[WORK TO DO] All the data must come back unchanged, except that pictures are left out.

[DATASET EXCERPT]

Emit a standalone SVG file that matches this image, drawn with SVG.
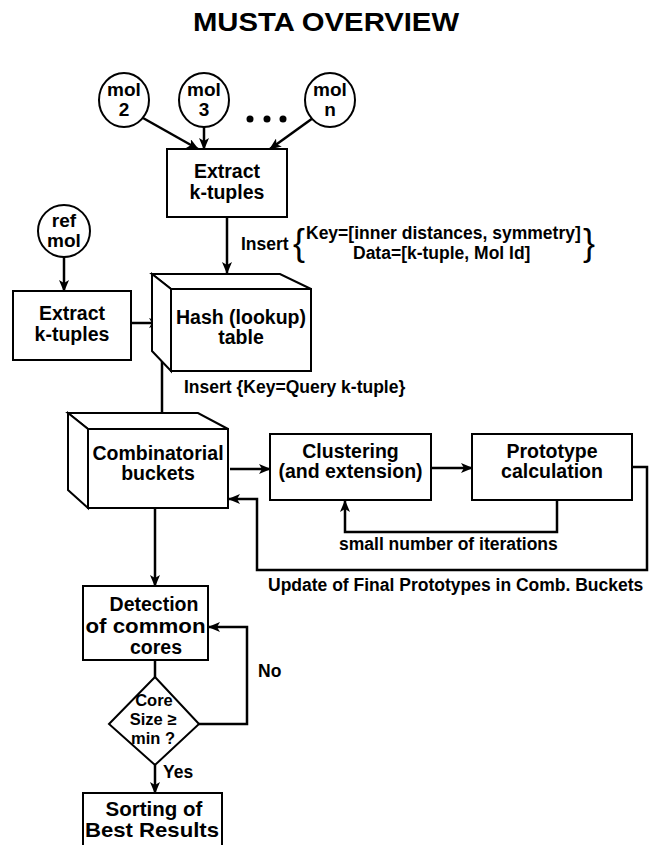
<svg xmlns="http://www.w3.org/2000/svg" width="649" height="845" viewBox="0 0 649 845">
<style>
  text { font-family: "Liberation Sans", Arial, sans-serif; font-weight: bold; fill: #000; }
  .node { font-size: 19.5px; text-anchor: middle; }
  .dia { font-size: 16.5px; text-anchor: middle; }
  .lbl { font-size: 17.5px; }
  .box { fill: #fff; stroke: #000; stroke-width: 2; }
  .conn { fill: none; stroke: #000; stroke-width: 2.5; }
</style>
<defs>
  <marker id="ah" markerWidth="12" markerHeight="10" refX="11" refY="5" orient="auto" markerUnits="userSpaceOnUse">
    <path d="M0,0 L12,5 L0,10 L3,5 z" fill="#000"/>
  </marker>
</defs>
<rect width="649" height="845" fill="#fff"/>
<text id="title" x="193" y="31" style="font-size:25px" textLength="266" lengthAdjust="spacingAndGlyphs">MUSTA OVERVIEW</text>

<g id="connectors">
  <path class="conn" d="M143,118 L198,149" marker-end="url(#ah)"/>
  <path class="conn" d="M204,127 L204,149" marker-end="url(#ah)"/>
  <path class="conn" d="M313,118 L270,149" marker-end="url(#ah)"/>
  <path class="conn" d="M227,217 L227,273" marker-end="url(#ah)"/>
  <path class="conn" d="M64,257 L64,291" marker-end="url(#ah)"/>
  <path class="conn" d="M131,323 L160,323" marker-end="url(#ah)"/>
  <path class="conn" d="M162,323 L162,429" marker-end="url(#ah)"/>
  <path class="conn" d="M230,469 L270,469" marker-end="url(#ah)"/>
  <path class="conn" d="M431,468 L472,468" marker-end="url(#ah)"/>
  <path class="conn" d="M557,500 L557,532 L345,532 L345,501" marker-end="url(#ah)"/>
  <path class="conn" d="M632,467 L647,467 L647,570 L257,570 L257,499 L229,499" marker-end="url(#ah)"/>
  <path class="conn" d="M155,508 L155,586" marker-end="url(#ah)"/>
  <path class="conn" d="M155,660 L155,677"/>
  <path class="conn" d="M199,724 L247,724 L247,627 L209,627" marker-end="url(#ah)"/>
  <path class="conn" d="M155,765 L155,793" marker-end="url(#ah)"/>
</g>

<g id="mol2">
  <ellipse class="box" cx="124" cy="100" rx="25" ry="27"/>
  <text class="node" x="124" y="96" style="font-size:19px">mol</text>
  <text class="node" x="124" y="116" style="font-size:19px">2</text>
</g>
<g id="mol3">
  <ellipse class="box" cx="204" cy="100" rx="25" ry="27"/>
  <text class="node" x="204" y="96" style="font-size:19px">mol</text>
  <text class="node" x="204" y="116" style="font-size:19px">3</text>
</g>
<g id="dots">
  <circle cx="250" cy="119" r="3.5" fill="#000"/>
  <circle cx="267" cy="119" r="3.5" fill="#000"/>
  <circle cx="283" cy="119" r="3.5" fill="#000"/>
</g>
<g id="moln">
  <ellipse class="box" cx="330" cy="100" rx="25" ry="27"/>
  <text class="node" x="330" y="96" style="font-size:19px">mol</text>
  <text class="node" x="330" y="116" style="font-size:19px">n</text>
</g>
<g id="extract1">
  <rect class="box" x="167" y="149" width="120" height="68"/>
  <text class="node" x="227" y="178">Extract</text>
  <text class="node" x="227" y="199">k-tuples</text>
</g>
<g id="refmol">
  <ellipse class="box" cx="64" cy="231" rx="26" ry="26"/>
  <text class="node" x="64" y="227" style="font-size:19px">ref</text>
  <text class="node" x="64" y="247" style="font-size:19px">mol</text>
</g>
<g id="extract2">
  <rect class="box" x="13" y="291" width="118" height="69"/>
  <text class="node" x="72" y="320">Extract</text>
  <text class="node" x="72" y="341">k-tuples</text>
</g>
<g id="hash">
  <polygon class="box" points="152,274 280,274 311,289 171,289"/>
  <polygon class="box" points="152,274 171,289 171,371 152,351"/>
  <rect class="box" x="171" y="289" width="140" height="82"/>
  <text class="node" x="241" y="324">Hash (lookup)</text>
  <text class="node" x="241" y="344">table</text>
</g>
<g id="insert1">
  <text class="lbl" x="241" y="250">Insert</text>
  <text x="293" y="255" style="font-size:36px;font-weight:normal">{</text>
  <text class="lbl" x="306" y="239">Key=[inner distances, symmetry]</text>
  <text class="lbl" x="353" y="259">Data=[k-tuple, Mol Id]</text>
  <text x="583" y="255" style="font-size:36px;font-weight:normal">}</text>
</g>
<g id="insert2">
  <text class="lbl" x="184" y="393">Insert {Key=Query k-tuple}</text>
</g>
<g id="comb">
  <polygon class="box" points="68,413 198,413 228,429 88,429"/>
  <polygon class="box" points="68,413 88,429 88,508 68,490"/>
  <rect class="box" x="88" y="429" width="140" height="79"/>
  <text class="node" x="158" y="460">Combinatorial</text>
  <text class="node" x="158" y="480">buckets</text>
</g>
<g id="clustering">
  <rect class="box" x="270" y="434" width="161" height="66"/>
  <text class="node" x="350.5" y="458">Clustering</text>
  <text class="node" x="350.5" y="478">(and extension)</text>
</g>
<g id="prototype">
  <rect class="box" x="472" y="434" width="160" height="66"/>
  <text class="node" x="552" y="458">Prototype</text>
  <text class="node" x="552" y="478">calculation</text>
</g>
<g id="iterlabel">
  <text class="lbl" x="339" y="550">small number of iterations</text>
</g>
<g id="updatelabel">
  <text class="lbl" x="268" y="591">Update of Final Prototypes in Comb. Buckets</text>
</g>
<g id="detection">
  <rect class="box" x="83" y="586" width="125" height="74"/>
  <text class="node" x="154" y="611">Detection</text>
  <text class="node" x="145.5" y="633" textLength="120" lengthAdjust="spacingAndGlyphs">of common</text>
  <text class="node" x="156" y="654">cores</text>
</g>
<g id="decision">
  <polygon class="box" points="155,677 199,724 155,765 109,724"/>
  <text class="dia" x="154" y="706">Core</text>
  <text class="dia" x="153" y="725">Size ≥</text>
  <text class="dia" x="153" y="744">min ?</text>
</g>
<g id="nolabel"><text class="lbl" x="258" y="677">No</text></g>
<g id="yeslabel"><text class="lbl" x="163" y="778">Yes</text></g>
<g id="sorting">
  <rect class="box" x="83" y="793" width="139" height="60"/>
  <text class="node" x="154" y="816" style="font-size:20.5px">Sorting of</text>
  <text class="node" x="152" y="837" style="font-size:20.5px" textLength="134" lengthAdjust="spacingAndGlyphs">Best Results</text>
</g>
</svg>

[ANSWER FOR THIS EXERCISE]
Emit a standalone SVG file that matches this image, drawn with SVG.
<svg xmlns="http://www.w3.org/2000/svg" width="649" height="845" viewBox="0 0 649 845">
<style>
  text { font-family: "Liberation Sans", Arial, sans-serif; font-weight: bold; fill: #000; }
  .node { font-size: 19.5px; text-anchor: middle; }
  .dia { font-size: 16.5px; text-anchor: middle; }
  .lbl { font-size: 17.5px; }
  .box { fill: #fff; stroke: #000; stroke-width: 2; }
  .conn { fill: none; stroke: #000; stroke-width: 2.5; }
</style>
<defs>
  <marker id="ah" markerWidth="12" markerHeight="10" refX="11" refY="5" orient="auto" markerUnits="userSpaceOnUse">
    <path d="M0,0 L12,5 L0,10 L3,5 z" fill="#000"/>
  </marker>
</defs>
<rect width="649" height="845" fill="#fff"/>
<text id="title" x="193" y="31" style="font-size:25px" textLength="266" lengthAdjust="spacingAndGlyphs">MUSTA OVERVIEW</text>

<g id="connectors">
  <path class="conn" d="M143,118 L198,149" marker-end="url(#ah)"/>
  <path class="conn" d="M204,127 L204,149" marker-end="url(#ah)"/>
  <path class="conn" d="M313,118 L270,149" marker-end="url(#ah)"/>
  <path class="conn" d="M227,217 L227,273" marker-end="url(#ah)"/>
  <path class="conn" d="M64,257 L64,291" marker-end="url(#ah)"/>
  <path class="conn" d="M131,323 L160,323" marker-end="url(#ah)"/>
  <path class="conn" d="M162,323 L162,429" marker-end="url(#ah)"/>
  <path class="conn" d="M230,469 L270,469" marker-end="url(#ah)"/>
  <path class="conn" d="M431,468 L472,468" marker-end="url(#ah)"/>
  <path class="conn" d="M557,500 L557,532 L345,532 L345,501" marker-end="url(#ah)"/>
  <path class="conn" d="M632,467 L647,467 L647,570 L257,570 L257,499 L229,499" marker-end="url(#ah)"/>
  <path class="conn" d="M155,508 L155,586" marker-end="url(#ah)"/>
  <path class="conn" d="M155,660 L155,677"/>
  <path class="conn" d="M199,724 L247,724 L247,627 L209,627" marker-end="url(#ah)"/>
  <path class="conn" d="M155,765 L155,793" marker-end="url(#ah)"/>
</g>

<g id="mol2">
  <ellipse class="box" cx="124" cy="100" rx="25" ry="27"/>
  <text class="node" x="124" y="96" style="font-size:19px">mol</text>
  <text class="node" x="124" y="116" style="font-size:19px">2</text>
</g>
<g id="mol3">
  <ellipse class="box" cx="204" cy="100" rx="25" ry="27"/>
  <text class="node" x="204" y="96" style="font-size:19px">mol</text>
  <text class="node" x="204" y="116" style="font-size:19px">3</text>
</g>
<g id="dots">
  <circle cx="250" cy="119" r="3.5" fill="#000"/>
  <circle cx="267" cy="119" r="3.5" fill="#000"/>
  <circle cx="283" cy="119" r="3.5" fill="#000"/>
</g>
<g id="moln">
  <ellipse class="box" cx="330" cy="100" rx="25" ry="27"/>
  <text class="node" x="330" y="96" style="font-size:19px">mol</text>
  <text class="node" x="330" y="116" style="font-size:19px">n</text>
</g>
<g id="extract1">
  <rect class="box" x="167" y="149" width="120" height="68"/>
  <text class="node" x="227" y="178">Extract</text>
  <text class="node" x="227" y="199">k-tuples</text>
</g>
<g id="refmol">
  <ellipse class="box" cx="64" cy="231" rx="26" ry="26"/>
  <text class="node" x="64" y="227" style="font-size:19px">ref</text>
  <text class="node" x="64" y="247" style="font-size:19px">mol</text>
</g>
<g id="extract2">
  <rect class="box" x="13" y="291" width="118" height="69"/>
  <text class="node" x="72" y="320">Extract</text>
  <text class="node" x="72" y="341">k-tuples</text>
</g>
<g id="hash">
  <polygon class="box" points="152,274 280,274 311,289 171,289"/>
  <polygon class="box" points="152,274 171,289 171,371 152,351"/>
  <rect class="box" x="171" y="289" width="140" height="82"/>
  <text class="node" x="241" y="324">Hash (lookup)</text>
  <text class="node" x="241" y="344">table</text>
</g>
<g id="insert1">
  <text class="lbl" x="241" y="250">Insert</text>
  <text x="293" y="255" style="font-size:36px;font-weight:normal">{</text>
  <text class="lbl" x="306" y="239">Key=[inner distances, symmetry]</text>
  <text class="lbl" x="353" y="259">Data=[k-tuple, Mol Id]</text>
  <text x="583" y="255" style="font-size:36px;font-weight:normal">}</text>
</g>
<g id="insert2">
  <text class="lbl" x="184" y="393">Insert {Key=Query k-tuple}</text>
</g>
<g id="comb">
  <polygon class="box" points="68,413 198,413 228,429 88,429"/>
  <polygon class="box" points="68,413 88,429 88,508 68,490"/>
  <rect class="box" x="88" y="429" width="140" height="79"/>
  <text class="node" x="158" y="460">Combinatorial</text>
  <text class="node" x="158" y="480">buckets</text>
</g>
<g id="clustering">
  <rect class="box" x="270" y="434" width="161" height="66"/>
  <text class="node" x="350.5" y="458">Clustering</text>
  <text class="node" x="350.5" y="478">(and extension)</text>
</g>
<g id="prototype">
  <rect class="box" x="472" y="434" width="160" height="66"/>
  <text class="node" x="552" y="458">Prototype</text>
  <text class="node" x="552" y="478">calculation</text>
</g>
<g id="iterlabel">
  <text class="lbl" x="339" y="550">small number of iterations</text>
</g>
<g id="updatelabel">
  <text class="lbl" x="268" y="591">Update of Final Prototypes in Comb. Buckets</text>
</g>
<g id="detection">
  <rect class="box" x="83" y="586" width="125" height="74"/>
  <text class="node" x="154" y="611">Detection</text>
  <text class="node" x="145.5" y="633" textLength="120" lengthAdjust="spacingAndGlyphs">of common</text>
  <text class="node" x="156" y="654">cores</text>
</g>
<g id="decision">
  <polygon class="box" points="155,677 199,724 155,765 109,724"/>
  <text class="dia" x="154" y="706">Core</text>
  <text class="dia" x="153" y="725">Size ≥</text>
  <text class="dia" x="153" y="744">min ?</text>
</g>
<g id="nolabel"><text class="lbl" x="258" y="677">No</text></g>
<g id="yeslabel"><text class="lbl" x="163" y="778">Yes</text></g>
<g id="sorting">
  <rect class="box" x="83" y="793" width="139" height="60"/>
  <text class="node" x="154" y="816" style="font-size:20.5px">Sorting of</text>
  <text class="node" x="152" y="837" style="font-size:20.5px" textLength="134" lengthAdjust="spacingAndGlyphs">Best Results</text>
</g>
</svg>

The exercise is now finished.